Exceptions to “pure” function behavior are often indicated with an underscore at the end of the function name,

mcscf.state_average_(mc) 
# the attributes of the mc object may be changed 
# or overwritten by state_average_

Be careful when you see functions or methods ending with an underscore!

Global configurations#

Default behaviors in PySCF can be controlled by using global configurations. A global configuration file is a Python script that contains PySCF configurations. When PySCF is imported in a Python program (or Python interpreter), the package will preload the global configuration file to set default values.
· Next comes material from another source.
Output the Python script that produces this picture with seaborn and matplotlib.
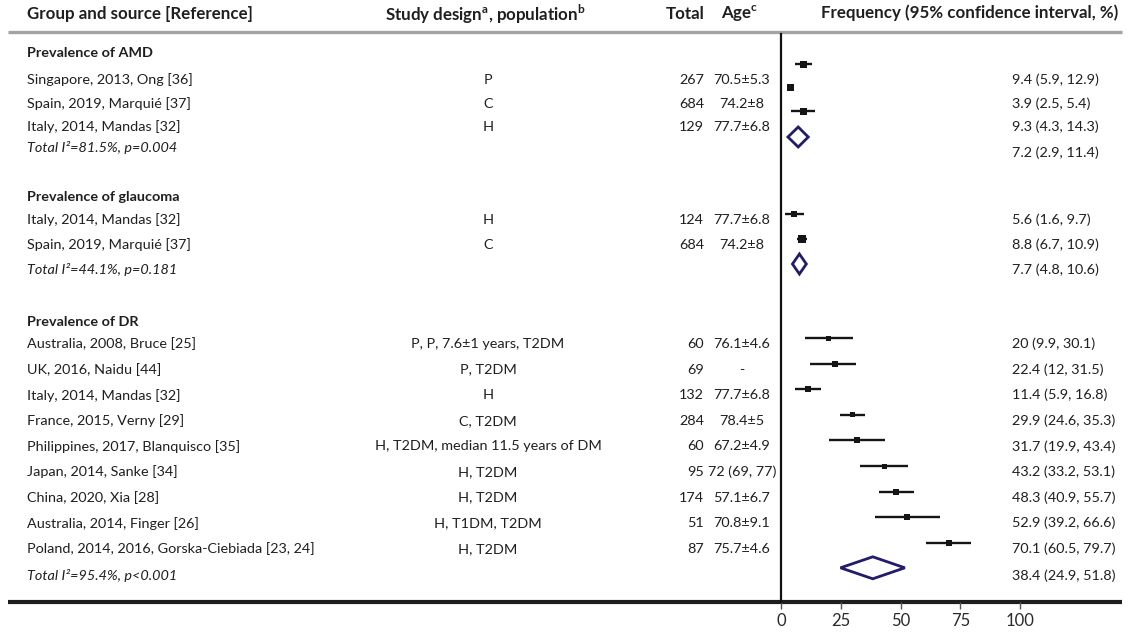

For example, the configuration file below detects the available memory in the operating system at runtime and sets the maximum memory for PySCF,

~/.pyscf_conf.py#
import psutil
MAX_MEMORY = int(psutil.virtual_memory().available / 1e6)

By setting MAX_MEMORY in the global configuration file, you don’t need to set the max_memory attribute in every script. The dynamically determined MAX_MEMORY will be loaded during the program initialization automatically.

There are two ways to identify a global configuration file. The first is to create a configuration file .pyscf_conf.py in your home directory or in the current working directory. The second is to set the environment variable PYSCF_CONFIG_FILE to the configuration file (absolute) path. The environment variable PYSCF_CONFIG_FILE has higher priority than the configuration file found in the home or working directories. If the environment variable PYSCF_CONFIG_FILE is available, PySCF will use its configurations. If PYSCF_CONFIG_FILE is not set or the file it points to does not exist, PySCF will look for the file .pyscf_conf.py in the home and working directories. If no configuration file is found, PySCF will use the built-in configurations which are generally conservative.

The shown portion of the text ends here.